15. Do Not Measure Your Progress By Your Weight on the Scale
Why I say this: Weight is a terrible indicator of body composition. Your weight is simply a number that tells you how much the combined tissues in your body weigh – but it doesn’t tell you the far more important thing, which is what those tissues are actually composed of.
Muscle and fat are very different creatures in your body. A pound of fat and a pound of muscle weigh exactly the same thing, but they take up very different amounts of space in your body (see above picture in #4).
So if you are adding muscle to your body because you’re following a consistent exercise program and eating in a way that supports that muscle and burns fat, you’re going to be gaining a little lean muscle and burning body fat.
This is what you were after in the first place, but what we sometimes forget is that this awesome change our body is going through doesn’t mean we’re going to suddenly lose 20-30lbs in 2-3 weeks.
What usually happens is that you’ll initially lose weight your body was holding onto from inflammation created from the junk in your diet, and then you’ll experience a more gradual weight reduction over the coming weeks as you stick to your healthy eating plan.
This is the healthiest and most sustainable way to change your body. When you combine that approach with an exercise program like the ones I create, you accelerate your results massively.
The mistakes I see people make are the following:
- 1. Getting discouraged because they feel they aren’t losing enough weight
- 2. Getting discouraged because they are comparing their body/result to other people’s – who they don’t actually know the health history, full story (like what happens 2-3 weeks after a rapid weight loss from taking diet pills or crash dieting)
- 3. Switching programs after a week or two because they don’t think they’re getting fast enough results which often causes an adverse physiological response and can increase weight gain as there is often a lag period in which the individual gives up before starting over – known as the bottom of the roller coaster.

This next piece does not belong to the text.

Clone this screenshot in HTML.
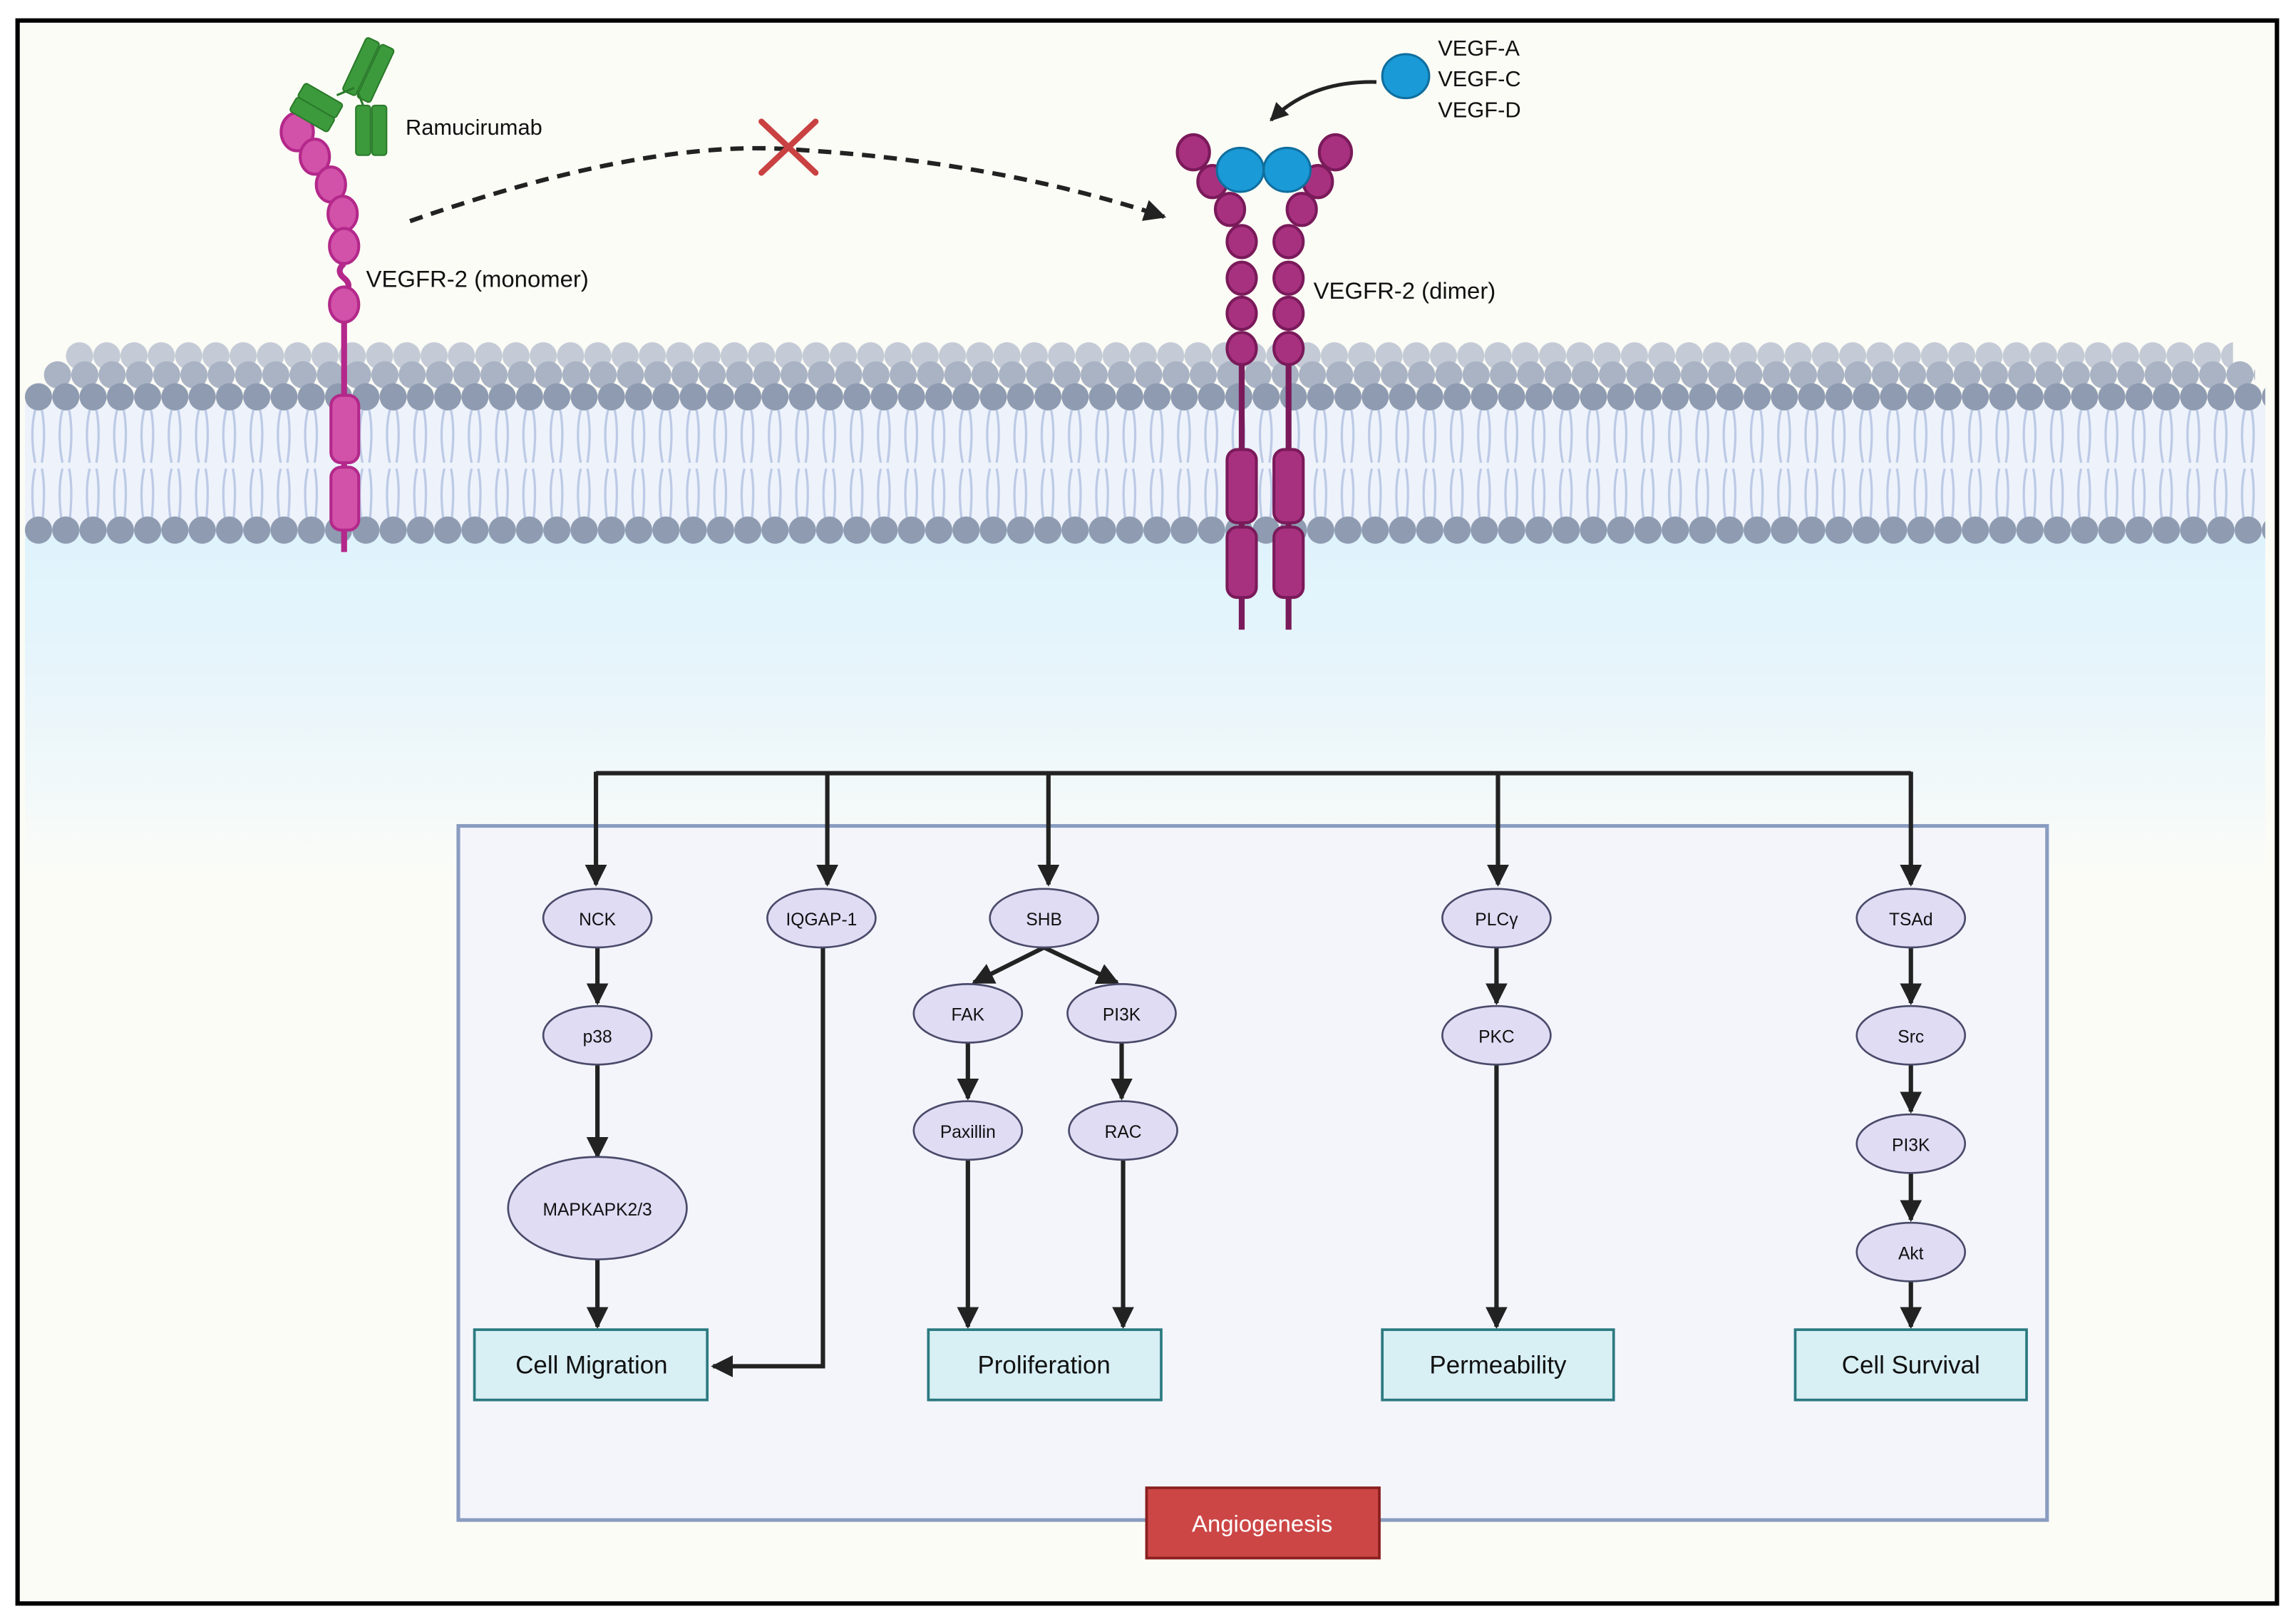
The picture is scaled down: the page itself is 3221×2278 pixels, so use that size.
<!DOCTYPE html>
<html><head><meta charset="utf-8"><style>
html,body{margin:0;padding:0;background:#fff}
svg{display:block}
text{font-family:"Liberation Sans",sans-serif;fill:#111}
</style></head><body>
<svg width="3221" height="2278" viewBox="0 0 1568 1109" preserveAspectRatio="none" xmlns="http://www.w3.org/2000/svg">
<defs>
<linearGradient id="cyto" x1="0" y1="0" x2="0" y2="1">
<stop offset="0" stop-color="#def3fc"/><stop offset="0.45" stop-color="#e8f5fb"/><stop offset="1" stop-color="#fbfcf8"/>
</linearGradient>
<pattern id="hb" x="45" y="228" width="18.63" height="30" patternUnits="userSpaceOnUse"><circle cx="9.3" cy="15" r="9.3" fill="#c4cbd6"/></pattern>
<pattern id="hm" x="30" y="241" width="18.63" height="30" patternUnits="userSpaceOnUse"><circle cx="9.3" cy="15" r="9.3" fill="#a9b3c4"/></pattern>
<pattern id="hf" x="17" y="256" width="18.63" height="30" patternUnits="userSpaceOnUse"><circle cx="9.3" cy="15" r="9.3" fill="#8e9bb1"/></pattern>
<pattern id="hl" x="17" y="347" width="18.63" height="30" patternUnits="userSpaceOnUse"><circle cx="9.3" cy="15" r="9.3" fill="#8e9bb1"/></pattern>
<pattern id="tl" x="17" y="280" width="18.63" height="80" patternUnits="userSpaceOnUse">
<path d="M7,0 C4,12 5,26 7,36 M11.6,0 C14,12 13,26 11.6,36 M7,40 C4,52 5,66 7,80 M11.6,40 C14,52 13,66 11.6,80" stroke="#bccae6" stroke-width="1.6" fill="none"/>
</pattern>
<marker id="ah" viewBox="0 0 10 10" refX="9" refY="5" markerWidth="5" markerHeight="5" orient="auto"><path d="M0,0 L10,5 L0,10 z" fill="#222"/></marker>
</defs>
<rect width="1568" height="1109" fill="#fff"/>
<rect x="12" y="14" width="1543" height="1081" fill="#fcfcf6"/>
<rect x="17" y="360" width="1530" height="240" fill="url(#cyto)"/>
<!-- membrane -->
<rect x="17" y="275" width="1530" height="85" fill="#eef3fb"/>
<rect x="17" y="280" width="1530" height="80" fill="url(#tl)"/>
<rect x="45" y="228" width="1480" height="30" fill="url(#hb)"/>
<rect x="30" y="241" width="1510" height="30" fill="url(#hm)"/>
<rect x="17" y="256" width="1530" height="30" fill="url(#hf)"/>
<rect x="17" y="347" width="1530" height="30" fill="url(#hl)"/>

<!-- monomer -->
<g stroke="#b3288a" stroke-width="2" fill="#d152a8">
<line x1="235" y1="215" x2="235" y2="377" stroke-width="4"/>
<path d="M235,180 q-6,5 0,10 q6,5 0,10" fill="none" stroke-width="4"/>
<rect x="226" y="270" width="19" height="46" rx="7"/>
<rect x="226" y="319" width="19" height="43" rx="7"/>
<ellipse cx="203" cy="90" rx="11" ry="13"/>
<ellipse cx="215" cy="107" rx="10" ry="12"/>
<ellipse cx="226" cy="126" rx="10" ry="12"/>
<ellipse cx="234" cy="146" rx="10" ry="12"/>
<ellipse cx="235" cy="168" rx="10" ry="12"/>
<ellipse cx="235" cy="208" rx="10" ry="12"/>
</g>
<!-- antibody -->
<g fill="#3c9a3c" stroke="#2a7a2a" stroke-width="1">
<g transform="rotate(-60 218 70)"><rect x="203" y="55" width="11" height="30" rx="2"/><rect x="214" y="55" width="11" height="30" rx="2"/></g>
<g transform="rotate(25 252 48)"><rect x="241" y="28" width="10" height="40" rx="2"/><rect x="252" y="28" width="10" height="40" rx="2"/></g>
<rect x="243" y="72" width="10" height="34" rx="2"/><rect x="254" y="72" width="10" height="34" rx="2"/>
<path d="M230,65 L242,60 M244,62 L248,72" stroke="#2a7a2a" stroke-width="1.5" fill="none"/>
</g>
<text x="277" y="92" font-size="15">Ramucirumab</text>
<text x="250" y="196" font-size="16">VEGFR-2 (monomer)</text>

<!-- dashed curve -->
<path d="M280,151 Q440,95 540,102 Q680,110 795,148" fill="none" stroke="#222" stroke-width="3" stroke-dasharray="9,6" marker-end="url(#ah)"/>
<path d="M520,83 L557,118 M557,83 L520,118" stroke="#c94141" stroke-width="4" stroke-linecap="round"/>

<!-- dimer -->
<g stroke="#7a1a5a" stroke-width="2" fill="#a8317f">
<line x1="848" y1="240" x2="848" y2="430" stroke-width="4"/>
<line x1="880" y1="240" x2="880" y2="430" stroke-width="4"/>
<rect x="838" y="307" width="20" height="50" rx="7"/><rect x="838" y="360" width="20" height="48" rx="7"/>
<rect x="870" y="307" width="20" height="50" rx="7"/><rect x="870" y="360" width="20" height="48" rx="7"/>
<ellipse cx="815" cy="104" rx="11" ry="12"/><ellipse cx="828" cy="124" rx="10" ry="11"/><ellipse cx="840" cy="143" rx="10" ry="11"/>
<ellipse cx="848" cy="165" rx="10" ry="11"/><ellipse cx="848" cy="190" rx="10" ry="11"/><ellipse cx="848" cy="214" rx="10" ry="11"/><ellipse cx="848" cy="238" rx="10" ry="11"/>
<ellipse cx="912" cy="104" rx="11" ry="12"/><ellipse cx="900" cy="124" rx="10" ry="11"/><ellipse cx="889" cy="143" rx="10" ry="11"/>
<ellipse cx="880" cy="165" rx="10" ry="11"/><ellipse cx="880" cy="190" rx="10" ry="11"/><ellipse cx="880" cy="214" rx="10" ry="11"/><ellipse cx="880" cy="238" rx="10" ry="11"/>
</g>
<g fill="#1a9ad6" stroke="#0f6e9e" stroke-width="1.5">
<ellipse cx="847" cy="116" rx="16" ry="15"/><ellipse cx="879" cy="116" rx="16" ry="15"/>
<ellipse cx="960" cy="52" rx="16" ry="15"/>
</g>
<path d="M940,56 Q895,55 868,82" fill="none" stroke="#222" stroke-width="2.5" marker-end="url(#ah)"/>
<text x="982" y="38" font-size="15">VEGF-A</text>
<text x="982" y="59" font-size="15">VEGF-C</text>
<text x="982" y="80" font-size="15">VEGF-D</text>
<text x="897" y="204" font-size="16">VEGFR-2 (dimer)</text>

<!-- pathway box -->
<rect x="313" y="564" width="1085" height="474" fill="#f3f5fb" stroke="#8a9cc0" stroke-width="2.5"/>
<g stroke="#222" stroke-width="3" fill="none">
<polyline points="407,528 1305,528"/>
<line x1="407" y1="527" x2="407" y2="604" marker-end="url(#ah)"/>
<line x1="565" y1="527" x2="565" y2="604" marker-end="url(#ah)"/>
<line x1="716" y1="527" x2="716" y2="604" marker-end="url(#ah)"/>
<line x1="1023" y1="527" x2="1023" y2="604" marker-end="url(#ah)"/>
<line x1="1305" y1="527" x2="1305" y2="604" marker-end="url(#ah)"/>
<line x1="408" y1="647" x2="408" y2="685" marker-end="url(#ah)"/>
<line x1="408" y1="727" x2="408" y2="790" marker-end="url(#ah)"/>
<line x1="408" y1="860" x2="408" y2="906" marker-end="url(#ah)"/>
<polyline points="562,647 562,933 487,933" marker-end="url(#ah)"/>
<line x1="713" y1="647" x2="665" y2="671" marker-end="url(#ah)"/>
<line x1="713" y1="647" x2="763" y2="671" marker-end="url(#ah)"/>
<line x1="661" y1="712" x2="661" y2="750" marker-end="url(#ah)"/>
<line x1="766" y1="712" x2="766" y2="750" marker-end="url(#ah)"/>
<line x1="661" y1="792" x2="661" y2="906" marker-end="url(#ah)"/>
<line x1="767" y1="792" x2="767" y2="906" marker-end="url(#ah)"/>
<line x1="1022" y1="647" x2="1022" y2="685" marker-end="url(#ah)"/>
<line x1="1022" y1="727" x2="1022" y2="906" marker-end="url(#ah)"/>
<line x1="1305" y1="647" x2="1305" y2="685" marker-end="url(#ah)"/>
<line x1="1305" y1="727" x2="1305" y2="759" marker-end="url(#ah)"/>
<line x1="1305" y1="801" x2="1305" y2="833" marker-end="url(#ah)"/>
<line x1="1305" y1="875" x2="1305" y2="906" marker-end="url(#ah)"/>
</g>
<g fill="#e0dcf4" stroke="#4a4a6a" stroke-width="1.3">
<ellipse cx="408" cy="627" rx="37" ry="20"/><ellipse cx="561" cy="627" rx="37" ry="20"/><ellipse cx="713" cy="627" rx="37" ry="20"/>
<ellipse cx="1022" cy="627" rx="37" ry="20"/><ellipse cx="1305" cy="627" rx="37" ry="20"/>
<ellipse cx="408" cy="707" rx="37" ry="20"/><ellipse cx="661" cy="692" rx="37" ry="20"/><ellipse cx="766" cy="692" rx="37" ry="20"/>
<ellipse cx="1022" cy="707" rx="37" ry="20"/><ellipse cx="1305" cy="707" rx="37" ry="20"/>
<ellipse cx="408" cy="825" rx="61" ry="35"/>
<ellipse cx="661" cy="772" rx="37" ry="20"/><ellipse cx="767" cy="772" rx="37" ry="20"/>
<ellipse cx="1305" cy="781" rx="37" ry="20"/><ellipse cx="1305" cy="855" rx="37" ry="20"/>
</g>
<g font-size="12" text-anchor="middle">
<text x="408" y="632">NCK</text><text x="561" y="632">IQGAP-1</text><text x="713" y="632">SHB</text>
<text x="1022" y="632">PLCγ</text><text x="1305" y="632">TSAd</text>
<text x="408" y="712">p38</text><text x="661" y="697">FAK</text><text x="766" y="697">PI3K</text>
<text x="1022" y="712">PKC</text><text x="1305" y="712">Src</text>
<text x="408" y="830">MAPKAPK2/3</text>
<text x="661" y="777">Paxillin</text><text x="767" y="777">RAC</text>
<text x="1305" y="786">PI3K</text><text x="1305" y="860">Akt</text>
</g>
<g fill="#d8eff4" stroke="#2b7a80" stroke-width="1.8">
<rect x="324" y="908" width="159" height="48"/><rect x="634" y="908" width="159" height="48"/>
<rect x="944" y="908" width="158" height="48"/><rect x="1226" y="908" width="158" height="48"/>
</g>
<g font-size="17" text-anchor="middle">
<text x="404" y="938">Cell Migration</text><text x="713" y="938">Proliferation</text>
<text x="1023" y="938">Permeability</text><text x="1305" y="938">Cell Survival</text>
</g>
<rect x="783" y="1016" width="159" height="48" fill="#cc4646" stroke="#8a1f1f" stroke-width="1.8"/>
<text x="862" y="1046" font-size="16" text-anchor="middle" style="fill:#fff">Angiogenesis</text>

<rect x="12" y="14" width="1543" height="1081" fill="none" stroke="#000" stroke-width="3"/>
</svg>
</body></html>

- 4. Getting stressed about the expected results and how fast they’re going to happen causes stress hormones to rise, which promotes storage of more belly fat, decreases our ability to get good rest (another way to pack on more fat), and decreases quality of life and life enjoyment.
So….if this is you, or has ever been you, what I want you to know is that YOUR body is on its own schedule. It’s changing. Every choice you make creates a chain reaction that reverberates throughout your cells, organs, tissues and brain.
Remember that you may be dealing with a fatigued system, a system that has been inflamed for a while, a system with some hormone imbalances, a system that’s been under seige for possibly years with the chemical byproducts of processed foods that have short circuited your metabolism, screwed up your hormones and put you in a constant state of fat storing.
You can’t expect it to bounce back over night.
Best Practices: That’s why it’s important to pace yourself. LEARN the actual nutrition information that will help you make and stick to the kind of changes that are needed to produce STELLAR, long lasting results.
Let the food you’re eating teach you about your body, and let your body teach you about the food you’re eating.
BONUS 16. Stay Motivated by Sharing What You Know
Before I was Betty Rocker, I was sharing resources with my friends. I was teaching my little cousins how to bake healthy cupcakes. I was teaching my mom how to make a green smoothie.
Nothing is more motivating than wanting to see other people succeed, feel good, and be healthy – and if you care about your own health I bet you also care about the people you love. I know not everyone around you probably wants to do this stuff or is even open to it.